- [BRIEF]: Can you write out all the lines word for word, with no pictures?

- [STORED DATA]:
## Begin
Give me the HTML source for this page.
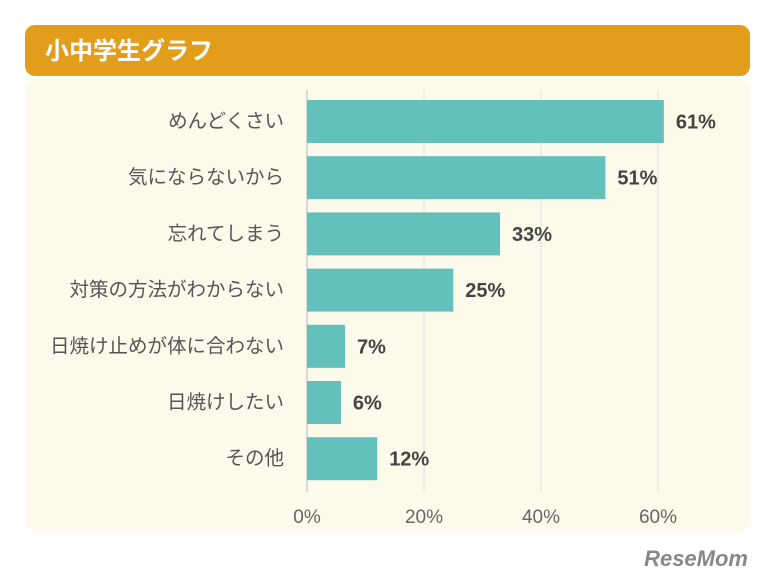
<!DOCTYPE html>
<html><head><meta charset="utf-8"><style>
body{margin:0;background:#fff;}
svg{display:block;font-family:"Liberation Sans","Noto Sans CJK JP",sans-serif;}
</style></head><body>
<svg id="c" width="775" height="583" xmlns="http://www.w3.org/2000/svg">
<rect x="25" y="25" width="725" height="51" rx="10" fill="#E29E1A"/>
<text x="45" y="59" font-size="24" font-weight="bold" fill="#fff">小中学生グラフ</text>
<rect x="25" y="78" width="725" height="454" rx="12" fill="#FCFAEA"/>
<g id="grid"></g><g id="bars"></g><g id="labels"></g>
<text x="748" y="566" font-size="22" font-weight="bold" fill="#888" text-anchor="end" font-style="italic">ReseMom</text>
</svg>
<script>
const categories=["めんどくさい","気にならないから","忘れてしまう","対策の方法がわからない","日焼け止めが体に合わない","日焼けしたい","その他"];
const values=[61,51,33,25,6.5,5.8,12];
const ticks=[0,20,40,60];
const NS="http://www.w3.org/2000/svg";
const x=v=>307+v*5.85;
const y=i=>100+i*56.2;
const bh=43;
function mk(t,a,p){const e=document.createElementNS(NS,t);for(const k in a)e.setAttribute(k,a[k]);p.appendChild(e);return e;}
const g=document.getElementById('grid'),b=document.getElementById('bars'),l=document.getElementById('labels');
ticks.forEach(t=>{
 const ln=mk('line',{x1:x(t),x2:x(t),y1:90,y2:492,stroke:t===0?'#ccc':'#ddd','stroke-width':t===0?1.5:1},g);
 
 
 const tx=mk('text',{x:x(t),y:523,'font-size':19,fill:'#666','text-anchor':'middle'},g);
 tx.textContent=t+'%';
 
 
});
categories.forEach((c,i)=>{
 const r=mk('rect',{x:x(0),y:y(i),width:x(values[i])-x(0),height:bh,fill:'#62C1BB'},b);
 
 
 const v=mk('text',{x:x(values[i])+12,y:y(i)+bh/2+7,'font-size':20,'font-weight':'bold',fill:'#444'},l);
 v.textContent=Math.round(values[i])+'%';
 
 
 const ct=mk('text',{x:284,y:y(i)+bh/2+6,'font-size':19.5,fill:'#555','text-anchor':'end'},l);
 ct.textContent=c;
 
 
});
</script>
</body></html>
## End
- [COMPLETE RESPONSE]:
Give me the HTML source for this page.
<!DOCTYPE html>
<html><head><meta charset="utf-8"><style>
body{margin:0;background:#fff;}
svg{display:block;font-family:"Liberation Sans","Noto Sans CJK JP",sans-serif;}
</style></head><body>
<svg id="c" width="775" height="583" xmlns="http://www.w3.org/2000/svg">
<rect x="25" y="25" width="725" height="51" rx="10" fill="#E29E1A"/>
<text x="45" y="59" font-size="24" font-weight="bold" fill="#fff">小中学生グラフ</text>
<rect x="25" y="78" width="725" height="454" rx="12" fill="#FCFAEA"/>
<g id="grid"></g><g id="bars"></g><g id="labels"></g>
<text x="748" y="566" font-size="22" font-weight="bold" fill="#888" text-anchor="end" font-style="italic">ReseMom</text>
</svg>
<script>
const categories=["めんどくさい","気にならないから","忘れてしまう","対策の方法がわからない","日焼け止めが体に合わない","日焼けしたい","その他"];
const values=[61,51,33,25,6.5,5.8,12];
const ticks=[0,20,40,60];
const NS="http://www.w3.org/2000/svg";
const x=v=>307+v*5.85;
const y=i=>100+i*56.2;
const bh=43;
function mk(t,a,p){const e=document.createElementNS(NS,t);for(const k in a)e.setAttribute(k,a[k]);p.appendChild(e);return e;}
const g=document.getElementById('grid'),b=document.getElementById('bars'),l=document.getElementById('labels');
ticks.forEach(t=>{
 const ln=mk('line',{x1:x(t),x2:x(t),y1:90,y2:492,stroke:t===0?'#ccc':'#ddd','stroke-width':t===0?1.5:1},g);
 
 
 const tx=mk('text',{x:x(t),y:523,'font-size':19,fill:'#666','text-anchor':'middle'},g);
 tx.textContent=t+'%';
 
 
});
categories.forEach((c,i)=>{
 const r=mk('rect',{x:x(0),y:y(i),width:x(values[i])-x(0),height:bh,fill:'#62C1BB'},b);
 
 
 const v=mk('text',{x:x(values[i])+12,y:y(i)+bh/2+7,'font-size':20,'font-weight':'bold',fill:'#444'},l);
 v.textContent=Math.round(values[i])+'%';
 
 
 const ct=mk('text',{x:284,y:y(i)+bh/2+6,'font-size':19.5,fill:'#555','text-anchor':'end'},l);
 ct.textContent=c;
 
 
});
</script>
</body></html>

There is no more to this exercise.